Massacres of Poles in Volhynia - Background

Background

Polish-Ukrainian tensions dated back several hundred years, with territorial, religious, and social dimensions, coupled with the Khmelnytsky Uprising of the 17th century persisting in the national memories of both groups. While not always harmonious, the Poles and Ukrainians interacted with each other on every civic, economic, and political level throughout hundreds of years. With the rise of nationalism in the 19th century, the ethnicity of citizens became an issue, and the conflicts erupted anew after the First World War. Both Poles and Ukrainians claimed the territories of Volhynia and Eastern Galicia. The political conflicts escalated in the Second Polish Republic during the interwar period, particularly in the 1930s as a result of a cycle of paramilitary activity by the Organization of Ukrainian Nationalists, formed in Poland, and the ensuing state repressions. Collective punishment meted out to thousands of mostly innocent peasants exacerbated animosity between the Polish state and the Ukrainian population.

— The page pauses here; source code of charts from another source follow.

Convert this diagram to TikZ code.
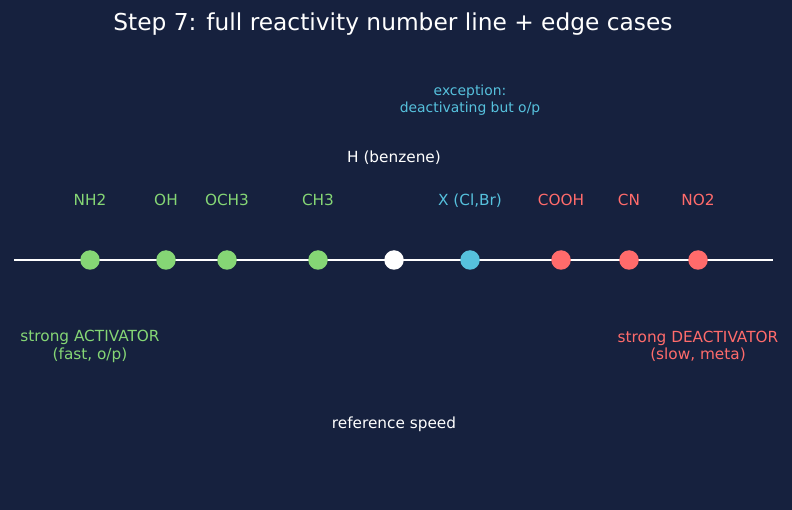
\documentclass[tikz,border=0pt]{standalone}
\usepackage{fontspec}
\setmainfont{DejaVu Sans}
\definecolor{bg}{RGB}{22,33,62}
\definecolor{grn}{RGB}{133,214,117}
\definecolor{rd}{RGB}{255,107,107}
\definecolor{cy}{RGB}{86,193,221}
\tikzset{
  dot/.style={circle,inner sep=0pt,minimum size=19.5pt,fill=#1},
  lab/.style={text=#1,font=\fontsize{15.3}{18}\selectfont,inner sep=0pt,anchor=base},
  small/.style={text=#1,font=\fontsize{13.9}{17}\selectfont,inner sep=0pt,align=center},
  two/.style={text=#1,font=\fontsize{15.3}{17.5}\selectfont,inner sep=0pt,align=center}
}
\begin{document}
\begin{tikzpicture}[x=1pt,y=-1pt]
\fill[bg] (0,0) rectangle (792,510);
\useasboundingbox (0,0) rectangle (792,510);
\node[text=white,font=\fontsize{23.3}{27}\selectfont,inner sep=0pt] (title) at (393,24) {Step 7: full reactivity number line + edge cases};
\coordinate (L) at (14,260);
\coordinate (R) at (773,260);
\draw[white,line width=2.5pt] (L) -- (R);
\node[dot=grn] (nh2) at (90,260) {};
\node[dot=grn] (oh) at (166,260) {};
\node[dot=grn] (och3) at (227,260) {};
\node[dot=grn] (ch3) at (318,260) {};
\node[dot=white] (h) at (394,260) {};
\node[dot=cy] (x) at (470,260) {};
\node[dot=rd] (cooh) at (561,260) {};
\node[dot=rd] (cn) at (629,260) {};
\node[dot=rd] (no2) at (698,260) {};
\node[lab=grn] (lnh2) at (90,205.5) {NH2};
\node[lab=grn] (loh) at (166,205.5) {OH};
\node[lab=grn] (loch3) at (227,205.5) {OCH3};
\node[lab=grn] (lch3) at (318,205.5) {CH3};
\node[lab=white] (lh) at (394,162.5) {H (benzene)};
\node[lab=cy] (lx) at (470,205.5) {X (Cl,Br)};
\node[lab=rd] (lcooh) at (561,205.5) {COOH};
\node[lab=rd] (lcn) at (629,205.5) {CN};
\node[lab=rd] (lno2) at (698,205.5) {NO2};
\node[small=cy] (exc) at (470,100.5) {exception:\\deactivating but o/p};
\node[two=grn] (act) at (90,346.5) {strong ACTIVATOR\\(fast, o/p)};
\node[two=rd] (deact) at (698,346.5) {strong DEACTIVATOR\\(slow, meta)};
\node[lab=white] (ref) at (394,428.5) {reference speed};
\end{tikzpicture}
\end{document}
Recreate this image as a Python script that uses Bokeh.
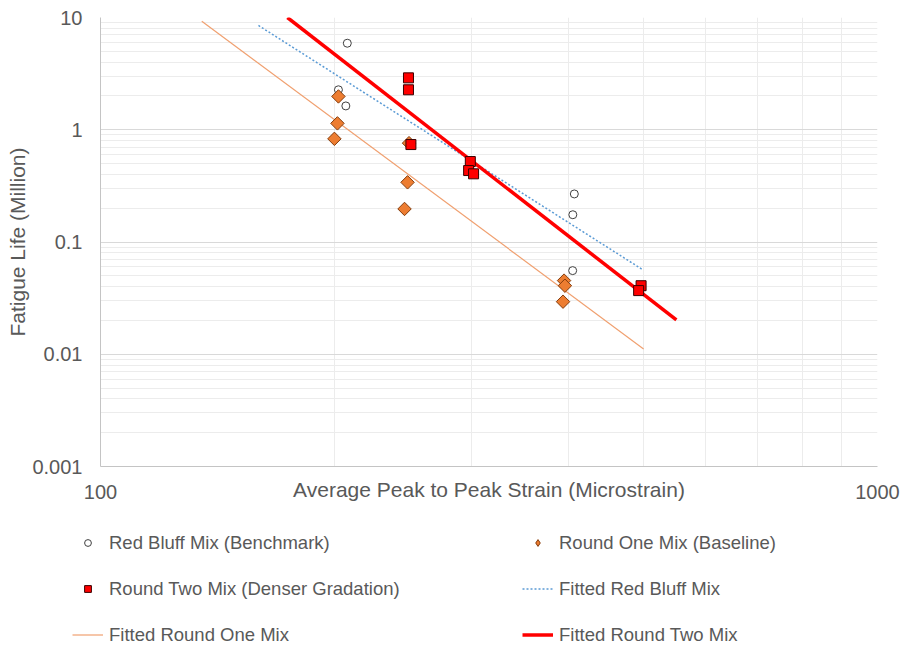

At the onset of World War II, with Soviet invasion and annexation of the area in 1939–1941 (see: Polish September Campaign), militant Ukrainian nationalist extremists, distrustful of Polish territorial ambitions, saw an opportunity to cleanse Polish influence from territory historically considered to be Ukrainian and to exact retribution for the Polonization which the re-established Polish state had inflicted upon the Ukrainians. Killings of Poles in Volhynia and Galicia started soon after the Soviet annexation of the territory, climaxed during the German occupation, and continued after the Soviets re-occupied the Western Ukraine into the last year of the war.